### WHAT THIS TASK INVOLVES
Give again, word for word, the lines below that run from the line with "Output the Python" through the line with "fig.savefig('out.png', dpi=100)". Drop the pictures.

### INPUT DATA
+++

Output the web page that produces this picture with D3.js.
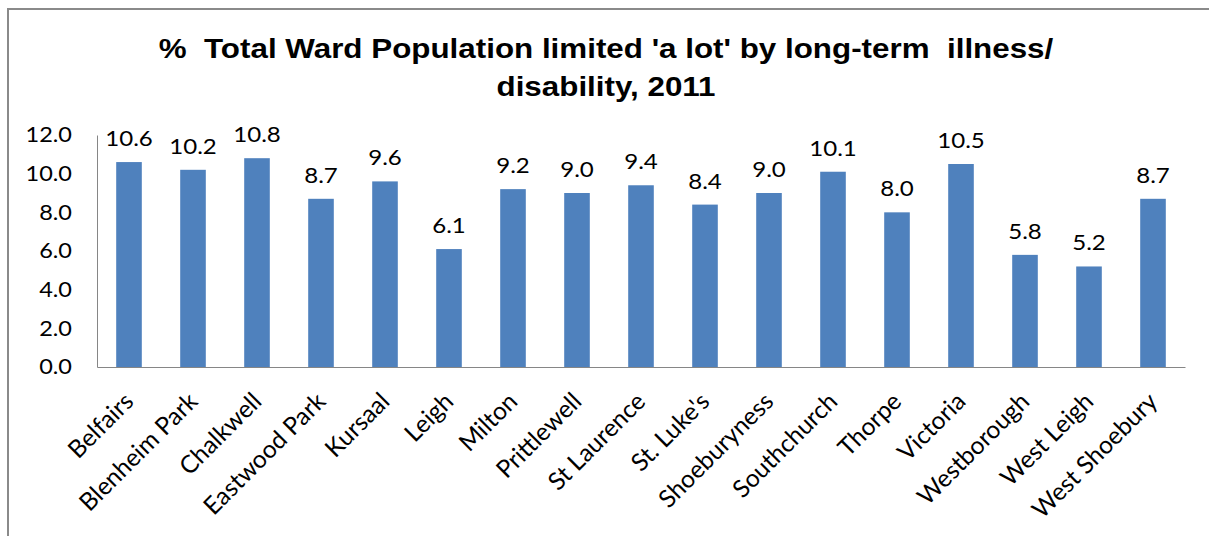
<!DOCTYPE html>
<html>
<head>
<meta charset="utf-8">
<script src="https://cdn.jsdelivr.net/npm/d3@7"></script>
<style>
  body { margin: 0; background: #fff; }
  svg { display: block; }
</style>
</head>
<body>
<div id="wrapper"></div>
<script>
// data
const wards = ['Belfairs', 'Blenheim Park', 'Chalkwell', 'Eastwood Park', 'Kursaal', 'Leigh',
  'Milton', 'Prittlewell', 'St Laurence', "St. Luke's", 'Shoeburyness', 'Southchurch',
  'Thorpe', 'Victoria', 'Westborough', 'West Leigh', 'West Shoebury']
const pctLimitedALot = [10.6, 10.2, 10.8, 8.7, 9.6, 6.1, 9.2, 9.0, 9.4, 8.4, 9.0, 10.1, 8.0, 10.5, 5.8, 5.2, 8.7]
const yTicks = [0, 2, 4, 6, 8, 10, 12]
const titleLines = ["%  Total Ward Population limited 'a lot' by long-term  illness/", 'disability, 2011']

const dataset = wards.map((w, i) => ({ ward: w, value: pctLimitedALot[i] }))

const width = 1209
const height = 536
let dimensions = {
  width: width,
  height: height,
  margin: { top: 135, right: 24, bottom: 169, left: 97 },
}
dimensions.boundedWidth = dimensions.width - dimensions.margin.left - dimensions.margin.right
dimensions.boundedHeight = dimensions.height - dimensions.margin.top - dimensions.margin.bottom

// source picture is a bit stretched sideways
const stretch = 1.12

const wrapper = d3.select('#wrapper').append('svg')
  .attr('width', dimensions.width)
  .attr('height', dimensions.height)

// chart frame (only left + top visible in the crop)
wrapper.append('rect')
  .attr('x', 8).attr('y', 9)
  .attr('width', 1300).attr('height', 700)
  .attr('fill', 'none')
  .attr('stroke', '#8a8a8a')
  .attr('stroke-width', 2)

const title = wrapper.append('text')
  .attr('text-anchor', 'middle')
  .attr('transform', `translate(606, 0) scale(${stretch}, 1)`)
  .style('font-family', '"Liberation Sans", Arial, sans-serif')
  .style('font-weight', 'bold')
  .style('font-size', '28px')
  .attr('fill', '#000')
  .style('white-space', 'pre')
title.selectAll('tspan')
  .data(titleLines)
  .enter()
  .append('tspan')
  .attr('x', 0)
  .attr('y', (d, i) => 58 + i * 38)
  .text((d) => d)

const bounds = wrapper.append('g')
  .attr('transform', `translate(${dimensions.margin.left}, ${dimensions.margin.top})`)

const xScale = d3.scaleBand()
  .domain(wards)
  .range([0, dimensions.boundedWidth])
  .paddingInner(0.6)
  .paddingOuter(0.3)

const yScale = d3.scaleLinear()
  .domain([0, 12])
  .range([dimensions.boundedHeight, 0])

const labelFont = 'Lato, Carlito, Calibri, sans-serif'

// y axis
const yAxisGenerator = d3.axisLeft(yScale)
  .tickValues(yTicks)
  .tickFormat('')
  .tickSize(0)
const yAxis = bounds.append('g').call(yAxisGenerator)
yAxis.select('.domain').attr('stroke', '#868686')

bounds.append('g')
  .selectAll('text')
  .data(yTicks)
  .enter()
  .append('text')
  .attr('transform', (d) => `translate(-25, ${yScale(d)}) scale(${stretch}, 1)`)
  .attr('text-anchor', 'end')
  .attr('dy', '0.35em')
  .style('font-family', labelFont)
  .style('font-size', '21px')
  .attr('fill', '#000')
  .text((d) => d3.format('.1f')(d))

// bars
bounds.append('g')
  .selectAll('rect')
  .data(dataset)
  .enter()
  .append('rect')
  .attr('x', (d) => xScale(d.ward))
  .attr('y', (d) => yScale(d.value))
  .attr('width', xScale.bandwidth())
  .attr('height', (d) => dimensions.boundedHeight - yScale(d.value))
  .attr('fill', '#4f81bd')

// value labels
bounds.append('g')
  .selectAll('text')
  .data(dataset)
  .enter()
  .append('text')
  .attr('transform', (d) =>
    `translate(${xScale(d.ward) + xScale.bandwidth() / 2}, ${yScale(d.value) - 16}) scale(${stretch}, 1)`)
  .attr('text-anchor', 'middle')
  .style('font-family', labelFont)
  .style('font-size', '21.5px')
  .attr('fill', '#000')
  .text((d) => d3.format('.1f')(d.value))

// x axis
const xAxisGenerator = d3.axisBottom(xScale).tickSize(0).tickFormat('')
const xAxis = bounds.append('g')
  .attr('transform', `translate(0, ${dimensions.boundedHeight})`)
  .call(xAxisGenerator)
xAxis.select('.domain').attr('stroke', '#868686')

// rotated category labels
bounds.append('g')
  .selectAll('text')
  .data(wards)
  .enter()
  .append('text')
  .attr('transform', (d) =>
    `translate(${xScale(d) + xScale.bandwidth() / 2 + 6}, ${dimensions.boundedHeight + 36}) rotate(-45)`)
  .attr('text-anchor', 'end')
  .style('font-family', labelFont)
  .style('font-size', '24.5px')
  .attr('fill', '#000')
  .text((d) => d)
</script>
</body>
</html>
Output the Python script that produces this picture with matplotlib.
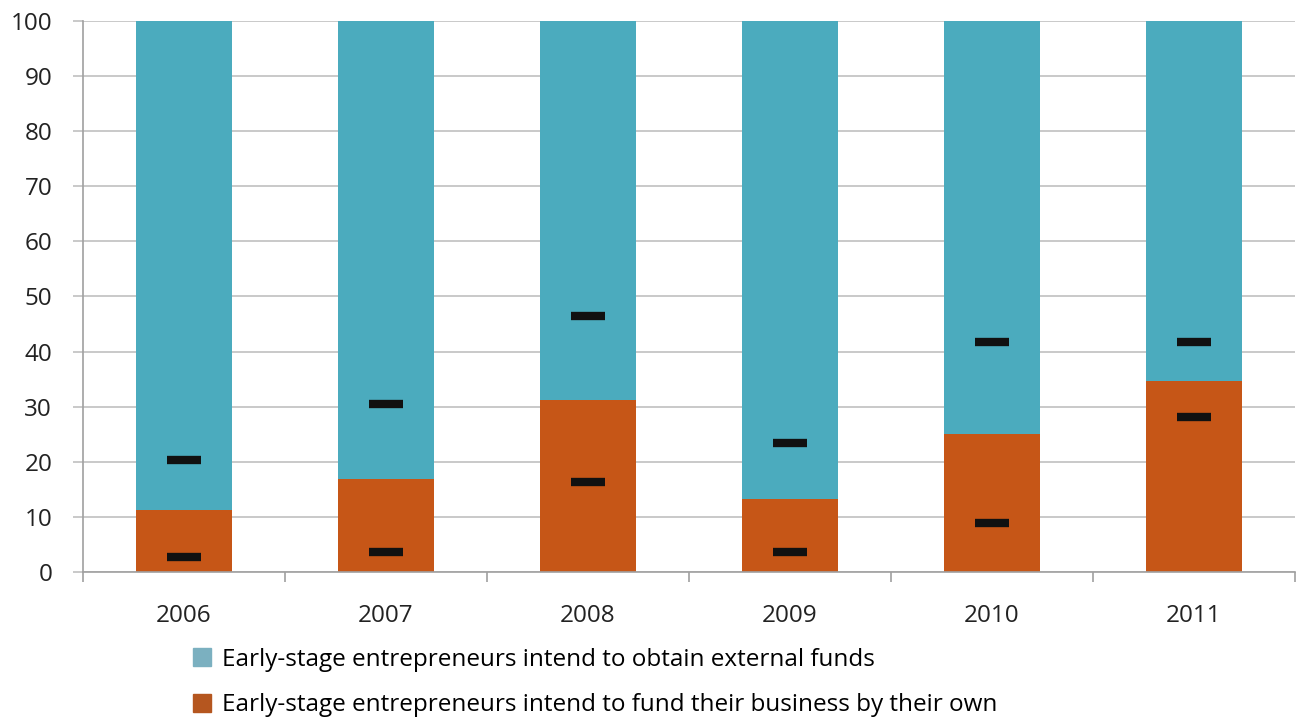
import numpy as np
import matplotlib.pyplot as plt
from matplotlib.patches import Patch

years = ['2006', '2007', '2008', '2009', '2010', '2011']
own_funds = [11.3, 16.9, 31.2, 13.2, 25.0, 34.7]
external_funds = [100 - v for v in own_funds]
# black dash markers
upper_marks = [20.3, 30.5, 46.5, 23.4, 41.7, 41.7]
lower_marks = [2.7, 3.6, 16.3, 3.6, 8.9, 28.1]

teal = '#4babbe'
orange = '#c65617'

plt.rcParams['font.family'] = ['Open Sans', 'DejaVu Sans']

fig = plt.figure(figsize=(13.03, 7.19), dpi=100)
ax = fig.add_axes([0.0637, 0.2045, 0.930, 0.7663])

x = np.arange(len(years))
ax.bar(x, own_funds, width=0.475, color=orange, zorder=2)
ax.bar(x, external_funds, width=0.475, bottom=own_funds, color=teal, zorder=2)
ax.plot(x, upper_marks, ls='none', marker='_', ms=24, mew=6, color='#111111', zorder=3)
ax.plot(x, lower_marks, ls='none', marker='_', ms=24, mew=6, color='#111111', zorder=3)

ax.set_xlim(-0.5, len(years) - 0.5)
ax.set_ylim(0, 100)
ax.set_yticks(range(0, 101, 10))
ax.yaxis.grid(True, color='#c0c0c0', lw=1.2, zorder=0)
ax.tick_params(axis='y', length=7.2, width=1.2, color='#c0c0c0', labelsize=17.5, pad=15,
               labelcolor='#222222')

ax.set_xticks(x)
ax.set_xticklabels(years)
ax.set_xticks(np.arange(-0.5, len(years)), minor=True)
ax.tick_params(axis='x', which='major', length=0, labelsize=17.5, pad=23, labelcolor='#222222')
ax.tick_params(axis='x', which='minor', length=7, width=1.2, color='#a0a0a0')

for s in ['top', 'right']:
    ax.spines[s].set_visible(False)
ax.spines['left'].set_color('#a0a0a0')
ax.spines['bottom'].set_color('#a0a0a0')
ax.spines['left'].set_linewidth(1.2)
ax.spines['bottom'].set_linewidth(1.2)

handles = [Patch(color='#7bb0c0', label='Early-stage entrepreneurs intend to obtain external funds'),
           Patch(color='#b5561f', label='Early-stage entrepreneurs intend to fund their business by their own')]
fig.legend(handles=handles, loc='upper left', bbox_to_anchor=(0.148, 0.099), frameon=False,
           fontsize=17.5, handlelength=0.75, handleheight=0.75, handletextpad=0.45, labelspacing=0.88,
           borderaxespad=0, borderpad=0)

fig.savefig('out.png', dpi=100)
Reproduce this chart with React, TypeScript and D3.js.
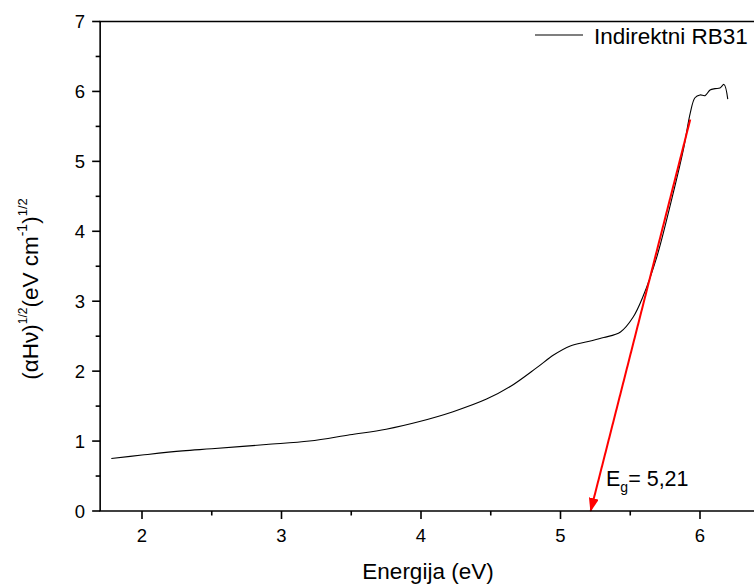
import React from "react";
import * as d3 from "d3";

const energy = [1.78, 2.0, 2.29, 2.5, 2.89, 3.2, 3.49, 3.75, 3.99, 4.23, 4.47, 4.64, 4.83, 4.95, 5.07, 5.19, 5.31, 5.43, 5.52, 5.59, 5.69, 5.79, 5.88, 5.93, 5.964, 6.0, 6.036, 6.072, 6.108, 6.143, 6.172, 6.199];
const values = [0.75, 0.8, 0.86, 0.89, 0.95, 1.0, 1.09, 1.17, 1.28, 1.42, 1.6, 1.78, 2.05, 2.23, 2.36, 2.42, 2.48, 2.56, 2.77, 3.06, 3.63, 4.4, 5.16, 5.69, 5.91, 5.95, 5.94, 6.02, 6.04, 6.05, 6.1, 5.89];
const fitX = [5.93, 5.216];
const fitY = [5.6, 0];
const xTicks = [2, 3, 4, 5, 6];
const xMinor = [2.5, 3.5, 4.5, 5.5];
const yTicks = [0, 1, 2, 3, 4, 5, 6, 7];
const yMinor = [0.5, 1.5, 2.5, 3.5, 4.5, 5.5, 6.5];
const seriesName = "Indirektni RB31";
const egLabel = "5,21";

const FONT = "Arial, 'Liberation Sans', sans-serif";

export default function App() {
  const x = d3.scaleLinear().domain([1.7, 6.4]).range([100.15, 755.8]);
  const y = d3.scaleLinear().domain([0, 7]).range([511, 21.5]);
  const pts = energy.map((e, i) => [e, values[i]] as [number, number]);
  const line = d3
    .line<[number, number]>()
    .x((d) => x(d[0]))
    .y((d) => y(d[1]))
    .curve(d3.curveCatmullRom.alpha(0.5));
  const x0 = x(1.7);
  const yb = y(0);
  const yt = y(7);
  return (
    <svg
      width={754}
      height={585}
      style={{ position: "absolute", left: 0, top: 0, background: "#fff" }}
      fontFamily={FONT}
    >
      <rect x={0} y={0} width={754} height={585} fill="#fff" />
      {/* data */}
      <path d={line(pts) || ""} fill="none" stroke="#000" strokeWidth={1.1} />
      <defs>
        <marker id="ah" markerWidth={14} markerHeight={10} refX={13} refY={5} orient="auto" markerUnits="userSpaceOnUse">
          <path d="M0,0 L14,5 L0,10 Z" fill="#ff0000" />
        </marker>
      </defs>
      <line
        x1={x(fitX[0])}
        y1={y(fitY[0])}
        x2={x(fitX[1])}
        y2={y(fitY[1])}
        stroke="#ff0000"
        strokeWidth={2}
        markerEnd="url(#ah)"
      />
      {/* axes */}
      <line x1={x0} y1={yt} x2={x0} y2={yb} stroke="#000" strokeWidth={1.6} />
      <line x1={x0 - 0.8} y1={yb} x2={754} y2={yb} stroke="#000" strokeWidth={1.6} />
      <line x1={x0 - 0.8} y1={yt} x2={754} y2={yt} stroke="#000" strokeWidth={1.6} />
      {yTicks.map((t) => (
        <g key={"y" + t}>
          <line x1={x0 - 8} x2={x0} y1={y(t)} y2={y(t)} stroke="#000" strokeWidth={1.6} />
          <text x={x0 - 15} y={y(t) + 6.5} textAnchor="end" fontSize={18.5}>
            {t}
          </text>
        </g>
      ))}
      {yMinor.map((t) => (
        <line key={"ym" + t} x1={x0 - 4.5} x2={x0} y1={y(t)} y2={y(t)} stroke="#000" strokeWidth={1.6} />
      ))}
      {xTicks.map((t) => (
        <g key={"x" + t}>
          <line x1={x(t)} x2={x(t)} y1={yb} y2={yb + 8} stroke="#000" strokeWidth={1.6} />
          <text x={x(t)} y={yb + 31} textAnchor="middle" fontSize={18.5}>
            {t}
          </text>
        </g>
      ))}
      {xMinor.map((t) => (
        <line key={"xm" + t} x1={x(t)} x2={x(t)} y1={yb} y2={yb + 4.5} stroke="#000" strokeWidth={1.6} />
      ))}
      {/* axis titles */}
      <text x={428} y={579} textAnchor="middle" fontSize={22.5}>
        Energija (eV)
      </text>
      <text transform="translate(38,289) rotate(-90)" textAnchor="middle" fontSize={22.5}>
        (αHν)
        <tspan fontSize={12} dy={-11}>1/2</tspan>
        <tspan dy={11}>(eV cm</tspan>
        <tspan fontSize={14} dy={-11}>-1</tspan>
        <tspan dy={11}>)</tspan>
        <tspan fontSize={13} dy={-11}>1/2</tspan>
      </text>
      {/* legend */}
      <line x1={535} x2={583} y1={35} y2={35} stroke="#000" strokeWidth={1.1} />
      <text x={594} y={44} fontSize={22.5}>
        {seriesName}
      </text>
      {/* Eg label */}
      <text x={606} y={486} fontSize={21.5}>
        E
        <tspan fontSize={14} dy={6}>g</tspan>
        <tspan dy={-6}>= {egLabel}</tspan>
      </text>
    </svg>
  );
}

+++

### EXERCISE RESPONSE
Output the Python script that produces this picture with matplotlib.
import numpy as np
import matplotlib.pyplot as plt
from matplotlib.patches import Patch

years = ['2006', '2007', '2008', '2009', '2010', '2011']
own_funds = [11.3, 16.9, 31.2, 13.2, 25.0, 34.7]
external_funds = [100 - v for v in own_funds]
# black dash markers
upper_marks = [20.3, 30.5, 46.5, 23.4, 41.7, 41.7]
lower_marks = [2.7, 3.6, 16.3, 3.6, 8.9, 28.1]

teal = '#4babbe'
orange = '#c65617'

plt.rcParams['font.family'] = ['Open Sans', 'DejaVu Sans']

fig = plt.figure(figsize=(13.03, 7.19), dpi=100)
ax = fig.add_axes([0.0637, 0.2045, 0.930, 0.7663])

x = np.arange(len(years))
ax.bar(x, own_funds, width=0.475, color=orange, zorder=2)
ax.bar(x, external_funds, width=0.475, bottom=own_funds, color=teal, zorder=2)
ax.plot(x, upper_marks, ls='none', marker='_', ms=24, mew=6, color='#111111', zorder=3)
ax.plot(x, lower_marks, ls='none', marker='_', ms=24, mew=6, color='#111111', zorder=3)

ax.set_xlim(-0.5, len(years) - 0.5)
ax.set_ylim(0, 100)
ax.set_yticks(range(0, 101, 10))
ax.yaxis.grid(True, color='#c0c0c0', lw=1.2, zorder=0)
ax.tick_params(axis='y', length=7.2, width=1.2, color='#c0c0c0', labelsize=17.5, pad=15,
               labelcolor='#222222')

ax.set_xticks(x)
ax.set_xticklabels(years)
ax.set_xticks(np.arange(-0.5, len(years)), minor=True)
ax.tick_params(axis='x', which='major', length=0, labelsize=17.5, pad=23, labelcolor='#222222')
ax.tick_params(axis='x', which='minor', length=7, width=1.2, color='#a0a0a0')

for s in ['top', 'right']:
    ax.spines[s].set_visible(False)
ax.spines['left'].set_color('#a0a0a0')
ax.spines['bottom'].set_color('#a0a0a0')
ax.spines['left'].set_linewidth(1.2)
ax.spines['bottom'].set_linewidth(1.2)

handles = [Patch(color='#7bb0c0', label='Early-stage entrepreneurs intend to obtain external funds'),
           Patch(color='#b5561f', label='Early-stage entrepreneurs intend to fund their business by their own')]
fig.legend(handles=handles, loc='upper left', bbox_to_anchor=(0.148, 0.099), frameon=False,
           fontsize=17.5, handlelength=0.75, handleheight=0.75, handletextpad=0.45, labelspacing=0.88,
           borderaxespad=0, borderpad=0)

fig.savefig('out.png', dpi=100)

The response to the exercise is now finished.